MOST OF US are taught in childhood never to write in book margins, but people do anyway, and sometimes the rest of us are delighted.
In fact the best part of the new rare book exhibit at the Library of Congress is the stuff written in the margins.
These are 32 books, pamphlets and broadsides collected from 1800 to 1926; the exhibit itself represents the dropping of the other shoe after the library celebrated 50 years of the rare book reading room in 1977. This show lasts through the year, and it is a fine way to spend a quiet lunch hour, especially if you have a magnifying glass.
Quite likely the most interesting piece is Ben Franklin's copy of a 1769 booklet on the nature of government relating to Britain's disputes with her American colonies.
In a fairly legible hand, Franklin carries on a running battle with the author, attacking his sources and his claims. One wishes more than two pages could be exposed, a standard problem in exhibiting books. Considering the date, it is fascinating to get in touch with Franklin's thoughts on government, even in this fragmentary form.
On a yellowed flyleaf: "John Adams to Thomas Jefferson, Jan. 1, 1812." It is an old man's writing, wobbly and trailing but still clear and concise. Even clearer is Jefferson's tiny set of notes on a copy of "The Federalist," the rounded, neat letters as readable as type. There are other autographs, from Mark Twain to Harry Houdini, and a mystery: A note scribbled in the corner of a 17th-century broadside may upset historians who believe that printing in Boston dates from 1675, because this is dated 10 years earlier.

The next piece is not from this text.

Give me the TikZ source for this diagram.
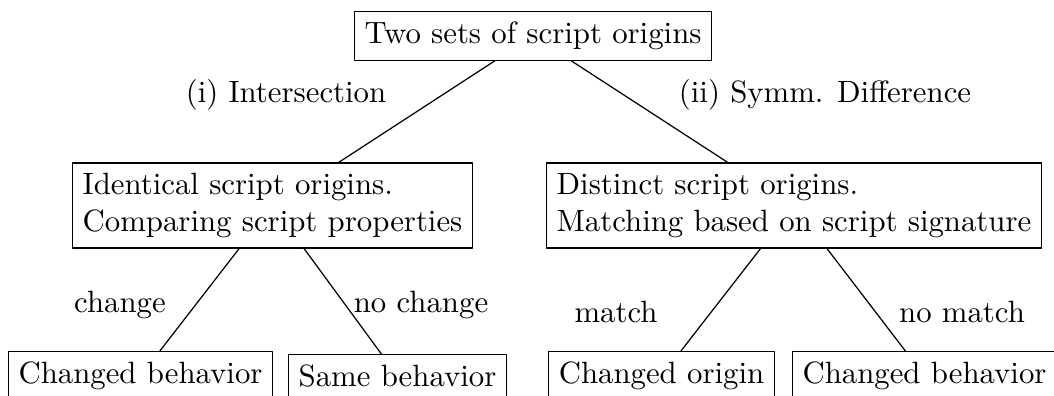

One remarkable short book, regarded as the first printed work of an American black, is "A Narrative of the Uncommon Sufferings and Surprizing Deliverance of Briton Hammon, a Negro Man," dated 1760. One of two copies known to exist, the book follows Hammon from the time he left his master in 1747 only to be cast ashore in "the capes of Florida," tortured and imprisoned for nearly five years by Indians and Spaniards. The story, the first of the American slave narratives, ends with a hymn of thanksgiving for his rescue. The exhibit also features an account of a 1741 uprising of slaves in New York City.
Curiosities in this modest show range from the 12-cent first edition of Poe's "Murders in the Rue Morgue," which sold eight years ago for $20,000, to an "Alice in Wonderland" with two original Tenniel pencil drawings bound in and a first edition of Izaak Walton's "The Compleat Angler" featuring an antique misspelling. On an inside page the title is given as "The Complete Angler." Maybe the printer knew something.
But there is more to see than curiosities. There are incunabula, some beautifully illuminated old volumes and the kind of clean, sharp printing, all but engraved into the paper, that once led an expert to say, "Printing started with perfection, in Gutenberg, and we've been trying to work our way back to it ever since."